From the first line of the data down to and including the line with "8360, 7800, 8390]", copy everything exactly, leaving out pictures.
— Begin —
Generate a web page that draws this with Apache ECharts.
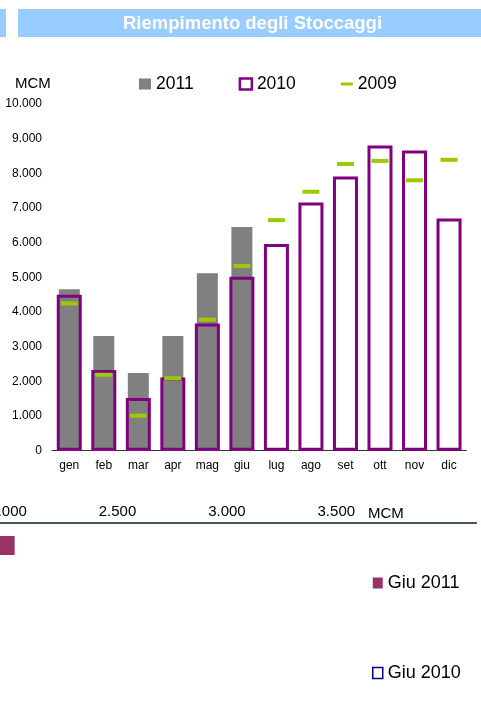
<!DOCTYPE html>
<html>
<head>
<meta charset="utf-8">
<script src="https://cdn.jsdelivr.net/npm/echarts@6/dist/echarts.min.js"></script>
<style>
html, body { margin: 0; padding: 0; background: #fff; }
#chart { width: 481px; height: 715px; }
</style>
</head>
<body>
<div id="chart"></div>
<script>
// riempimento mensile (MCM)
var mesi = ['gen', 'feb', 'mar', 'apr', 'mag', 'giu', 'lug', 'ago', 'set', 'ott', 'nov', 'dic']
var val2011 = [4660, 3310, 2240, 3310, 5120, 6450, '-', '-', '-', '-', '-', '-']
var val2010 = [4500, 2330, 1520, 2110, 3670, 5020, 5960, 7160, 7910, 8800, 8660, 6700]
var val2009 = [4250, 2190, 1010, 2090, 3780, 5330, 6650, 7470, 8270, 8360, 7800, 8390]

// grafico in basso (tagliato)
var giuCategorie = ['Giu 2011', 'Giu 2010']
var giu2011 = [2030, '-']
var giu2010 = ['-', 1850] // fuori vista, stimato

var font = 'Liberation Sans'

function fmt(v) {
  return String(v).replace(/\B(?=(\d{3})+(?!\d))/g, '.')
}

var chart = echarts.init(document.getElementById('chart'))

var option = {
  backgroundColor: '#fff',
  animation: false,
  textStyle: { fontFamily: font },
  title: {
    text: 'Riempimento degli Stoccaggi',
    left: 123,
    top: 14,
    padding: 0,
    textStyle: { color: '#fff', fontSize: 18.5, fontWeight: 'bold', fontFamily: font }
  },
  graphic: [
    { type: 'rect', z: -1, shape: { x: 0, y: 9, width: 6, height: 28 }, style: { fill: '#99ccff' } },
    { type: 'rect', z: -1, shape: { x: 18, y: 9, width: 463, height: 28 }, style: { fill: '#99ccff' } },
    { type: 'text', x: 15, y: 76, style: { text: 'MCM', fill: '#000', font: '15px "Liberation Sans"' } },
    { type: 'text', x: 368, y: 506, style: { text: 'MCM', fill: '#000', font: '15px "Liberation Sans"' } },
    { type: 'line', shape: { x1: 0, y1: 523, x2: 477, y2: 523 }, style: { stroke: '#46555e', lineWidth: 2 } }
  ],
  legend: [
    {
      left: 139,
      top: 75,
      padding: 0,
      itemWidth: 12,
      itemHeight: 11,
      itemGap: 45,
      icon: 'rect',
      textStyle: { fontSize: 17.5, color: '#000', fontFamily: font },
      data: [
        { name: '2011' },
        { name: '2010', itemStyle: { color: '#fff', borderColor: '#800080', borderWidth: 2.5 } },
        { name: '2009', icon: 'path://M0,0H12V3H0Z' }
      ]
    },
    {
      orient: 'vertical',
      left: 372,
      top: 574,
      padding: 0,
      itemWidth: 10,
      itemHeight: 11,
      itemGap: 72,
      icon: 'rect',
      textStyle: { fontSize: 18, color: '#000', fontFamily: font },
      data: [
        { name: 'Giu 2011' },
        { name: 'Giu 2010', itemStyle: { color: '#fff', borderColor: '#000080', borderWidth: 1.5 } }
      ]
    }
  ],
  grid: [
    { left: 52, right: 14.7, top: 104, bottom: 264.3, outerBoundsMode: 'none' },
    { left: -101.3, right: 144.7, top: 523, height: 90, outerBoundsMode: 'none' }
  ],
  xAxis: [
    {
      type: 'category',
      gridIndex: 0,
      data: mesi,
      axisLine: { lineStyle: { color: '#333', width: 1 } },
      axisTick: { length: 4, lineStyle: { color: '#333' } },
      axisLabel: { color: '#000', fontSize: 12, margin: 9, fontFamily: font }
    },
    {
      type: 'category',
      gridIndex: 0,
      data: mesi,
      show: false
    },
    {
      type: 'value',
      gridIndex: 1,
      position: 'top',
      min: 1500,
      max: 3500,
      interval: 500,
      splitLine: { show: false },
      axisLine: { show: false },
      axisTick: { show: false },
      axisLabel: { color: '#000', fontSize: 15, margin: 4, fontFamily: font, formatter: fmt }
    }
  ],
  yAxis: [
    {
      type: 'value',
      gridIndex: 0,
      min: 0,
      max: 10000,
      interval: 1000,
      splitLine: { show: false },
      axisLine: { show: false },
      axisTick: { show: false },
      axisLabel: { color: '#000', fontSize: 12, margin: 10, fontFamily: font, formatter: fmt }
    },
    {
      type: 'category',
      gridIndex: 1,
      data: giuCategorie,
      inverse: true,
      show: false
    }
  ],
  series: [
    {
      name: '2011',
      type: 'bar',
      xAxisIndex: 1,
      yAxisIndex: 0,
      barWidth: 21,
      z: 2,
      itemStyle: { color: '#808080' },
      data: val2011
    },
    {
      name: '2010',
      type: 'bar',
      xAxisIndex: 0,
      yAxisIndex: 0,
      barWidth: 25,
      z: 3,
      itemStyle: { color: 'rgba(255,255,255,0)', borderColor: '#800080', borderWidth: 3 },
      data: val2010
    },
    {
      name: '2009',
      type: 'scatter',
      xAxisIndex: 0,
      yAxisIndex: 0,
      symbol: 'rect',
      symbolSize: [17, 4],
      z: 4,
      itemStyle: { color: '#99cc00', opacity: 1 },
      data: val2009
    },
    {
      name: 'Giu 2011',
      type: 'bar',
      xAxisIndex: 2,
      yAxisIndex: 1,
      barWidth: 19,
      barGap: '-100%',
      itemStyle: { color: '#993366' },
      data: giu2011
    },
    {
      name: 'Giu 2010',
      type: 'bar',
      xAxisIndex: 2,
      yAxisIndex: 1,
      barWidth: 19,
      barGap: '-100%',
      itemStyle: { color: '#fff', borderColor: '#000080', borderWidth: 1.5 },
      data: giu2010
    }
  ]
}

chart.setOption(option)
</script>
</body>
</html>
— End —
▶ _SOLUTION TO THIS TASK_
Generate a web page that draws this with Apache ECharts.
<!DOCTYPE html>
<html>
<head>
<meta charset="utf-8">
<script src="https://cdn.jsdelivr.net/npm/echarts@6/dist/echarts.min.js"></script>
<style>
html, body { margin: 0; padding: 0; background: #fff; }
#chart { width: 481px; height: 715px; }
</style>
</head>
<body>
<div id="chart"></div>
<script>
// riempimento mensile (MCM)
var mesi = ['gen', 'feb', 'mar', 'apr', 'mag', 'giu', 'lug', 'ago', 'set', 'ott', 'nov', 'dic']
var val2011 = [4660, 3310, 2240, 3310, 5120, 6450, '-', '-', '-', '-', '-', '-']
var val2010 = [4500, 2330, 1520, 2110, 3670, 5020, 5960, 7160, 7910, 8800, 8660, 6700]
var val2009 = [4250, 2190, 1010, 2090, 3780, 5330, 6650, 7470, 8270, 8360, 7800, 8390]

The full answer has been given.